Eso sí, entre tanta ganga y tanta historia que suena a más que conocida se cuela una secuencia de una belleza pasmosa, que tendrá un estrambote final también igualmente prodigioso, todo hecho exclusivamente con imagen, prácticamente sin diálogo, y todo con elementos tan simples como unas ramitas de árbol y unos círculos trazados sobre la arena. Con tan poca cosa ambos, dino y niño, se transmitirán (y nos harán partícipes de ello) su inmenso dolor por las familias perdidas. Una auténtica joya, que tendrá su correlato en otra escena posterior, también de alta intensidad emocional. Lástima que no todo el metraje tenga esa altura. De ser así, estaríamos hablando de nuevo de otra cumbre de Pixar, de Up, de la trilogía de Toy Story, de Buscando a Nemo, de Del revés, de WALL-E, de tantas maravillas como nos ha dado la Casa del Flexo.

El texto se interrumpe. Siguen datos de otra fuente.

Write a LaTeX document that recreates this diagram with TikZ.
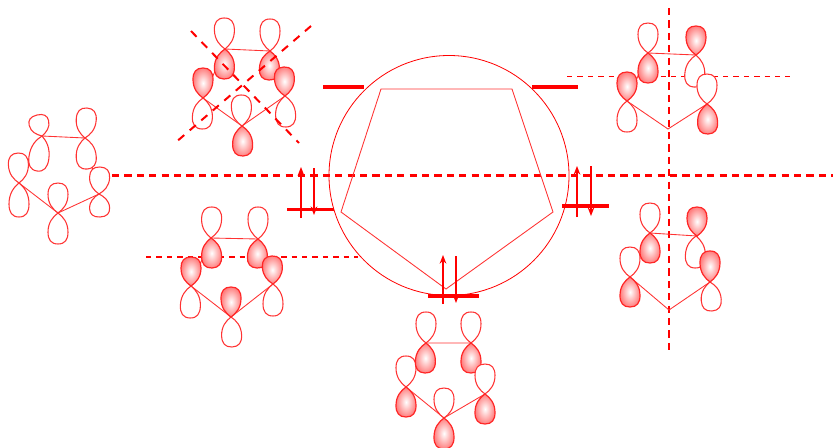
\documentclass[tikz,border=0pt]{standalone}
\usepackage{tikz}
\usetikzlibrary{arrows.meta}
\tikzset{
    ringline/.style={red!80!white, line width=0.65pt},
    emptylobe/.style={draw=red!80!white, line width=0.8pt, fill=white},
    filllobe/.style={draw=red!85!white, line width=0.9pt, shade, shading=radial, inner color=white, middle color=red!10!white, outer color=red!50!white},
    planeline/.style={red, line width=1.8pt, dash pattern=on 5.4pt off 3.9pt},
    crossline/.style={red, line width=1.5pt, dash pattern=on 6pt off 5.4pt},
    thinplane/.style={red, line width=1pt, dash pattern=on 4pt off 3.8pt},
    level/.style={red, line width=2.6pt},
    spin/.style={draw=red, line width=0.9pt, -{Stealth[length=6.5pt,width=5pt,fill=red]}}
}
\newcommand{\lobe}[5][emptylobe]{%
    \pgfmathsetmacro{\lobeang}{atan2(#3-#5,#4-#2)}%
    \pgfmathsetmacro{\lobelen}{veclen(#4-#2,#5-#3)}%
    \path[#1,shift={(#2,#3)},rotate=\lobeang] (0,0)
        .. controls (.12*\lobelen,5) and (.3*\lobelen,10) .. (.62*\lobelen,10)
        .. controls (.86*\lobelen,10) and (\lobelen,7) .. (\lobelen,0)
        .. controls (\lobelen,-7) and (.86*\lobelen,-10) .. (.62*\lobelen,-10)
        .. controls (.3*\lobelen,-10) and (.12*\lobelen,-5) .. (0,0) -- cycle;
}

\begin{document}
\begin{tikzpicture}[x=0.75pt,y=-0.75pt]
    \useasboundingbox (0,0) rectangle (833,447);
    \draw[planeline] (112,175.5) -- (833,175.5);
    \draw[thinplane] (146,257) -- (358,257);
    \draw[thinplane] (567,76.5) -- (790,76.5);
    \draw[planeline] (669,8) -- (669,350);

    \draw[red, line width=0.6pt] (449,175.5) circle [radius=120];
    \draw[ringline] (381,89) -- (512,89) -- (553,212) -- (446,289) -- (341,212) -- cycle;
    \draw[level] (323,87) -- (364,87);
    \draw[level] (532,87) -- (578,87);
    \draw[level] (287,209.5) -- (334,209.5);
    \draw[level] (562,206) -- (609,206);
    \draw[level] (428,296) -- (479,296);
    \draw[spin] (301,218) -- (301,167);
    \draw[spin] (314,168) -- (314,215);
    \draw[spin] (577,217) -- (577,166);
    \draw[spin] (591,166) -- (591,216);
    \draw[spin] (443,304) -- (443,255);
    \draw[spin] (456,256) -- (456,303);

    \draw[ringline] (42,136) -- (85,138) -- (99,194) -- (58,213) -- (19,183) -- cycle;
    \lobe{42}{136}{37}{115}
    \lobe{85}{138}{87}{108}
    \lobe{19}{183}{18}{153}
    \lobe{19}{183}{19}{217}
    \lobe{42}{136}{37}{171}
    \lobe{85}{138}{87}{169}
    \lobe{58}{213}{58}{183}
    \lobe{58}{213}{58}{244}
    \lobe{99}{194}{100}{217}
    \lobe{99}{194}{100}{167}

    \draw[ringline] (225,49) -- (270,51) -- (285,96) -- (242,126) -- (203,98) -- cycle;
    \lobe{225}{49}{224}{18}
    \lobe{270}{51}{270}{19}
    \lobe{203}{98}{202}{129}
    \lobe{285}{96}{286}{127}
    \lobe{242}{126}{241}{95}
    \lobe[filllobe]{225}{49}{224}{79}
    \lobe[filllobe]{270}{51}{269}{80}
    \lobe[filllobe]{203}{98}{203}{68}
    \lobe[filllobe]{285}{96}{284}{67}
    \lobe[filllobe]{242}{126}{243}{156}
    \draw[crossline] (191,31) -- (299,143);
    \draw[crossline] (311,26) -- (175,143);

    \draw[ringline] (211,238) -- (258,239) -- (273,284) -- (231,317) -- (191,286) -- cycle;
    \lobe{211}{238}{212}{207}
    \lobe{258}{239}{258}{207}
    \lobe{191}{286}{190}{318}
    \lobe{273}{284}{273}{316}
    \lobe{231}{317}{232}{347}
    \lobe[filllobe]{211}{238}{212}{268}
    \lobe[filllobe]{258}{239}{257}{268}
    \lobe[filllobe]{191}{286}{191}{257}
    \lobe[filllobe]{273}{284}{272}{256}
    \lobe[filllobe]{231}{317}{231}{287}

    \draw[ringline] (426,343) -- (471,343) -- (485,394) -- (444,418) -- (406,387) -- cycle;
    \lobe{426}{343}{426}{312}
    \lobe{471}{343}{471}{312}
    \lobe{406}{387}{406}{356}
    \lobe{444}{418}{444}{388}
    \lobe[filllobe]{426}{343}{425}{373}
    \lobe[filllobe]{471}{343}{471}{373}
    \lobe{485}{394}{485}{364}
    \lobe[filllobe]{406}{387}{406}{417}
    \lobe[filllobe]{485}{394}{485}{424}
    \lobe[filllobe]{444}{418}{444}{449}

    \draw[ringline] (648,53) -- (696,55) -- (707,104) -- (668,129) -- (627,101) -- cycle;
    \lobe{648}{53}{648}{23}
    \lobe{627}{101}{627}{132}
    \lobe{696}{55}{694}{87}
    \lobe{707}{104}{707}{74}
    \lobe[filllobe]{648}{53}{648}{83}
    \lobe[filllobe]{696}{55}{696}{26}
    \lobe[filllobe]{627}{101}{627}{72}
    \lobe[filllobe]{707}{104}{708}{134}

    \draw[ringline] (650,233) -- (697,236) -- (710,282) -- (669,310) -- (630,277) -- cycle;
    \lobe{650}{233}{650}{203}
    \lobe{630}{277}{630}{247}
    \lobe{696}{236}{695}{268}
    \lobe{710}{282}{712}{311}
    \lobe[filllobe]{650}{233}{650}{263}
    \lobe[filllobe]{697}{236}{697}{207}
    \lobe[filllobe]{630}{277}{630}{307}
    \lobe[filllobe]{710}{282}{710}{251}
\end{tikzpicture}
\end{document}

Peter Sohn, el director, es novato en la dirección de largometrajes. Hasta ahora su experiencia se había limitado a poner voces a los personajes digitales de muchas de las películas de la productora. Ya sabemos que el talento es poliédrico, y con frecuencia, y sobre todo en este tipo de cine de animación infográfica, se ha descubierto a gente muy buena que hacía tareas muy distintas y de una teórica inferior capacidad artística. En este caso, y ojalá me equivoque, me parece que el chinoamericano Sohn no está, al menos por ahora, suficientemente cualificado para estar a la altura de los grandes de Pixar, desde John Lasseter hasta Pete Docter, pasando por Andrew Stanton y Lee Unkrich, por no hablar del gran Brad Bird.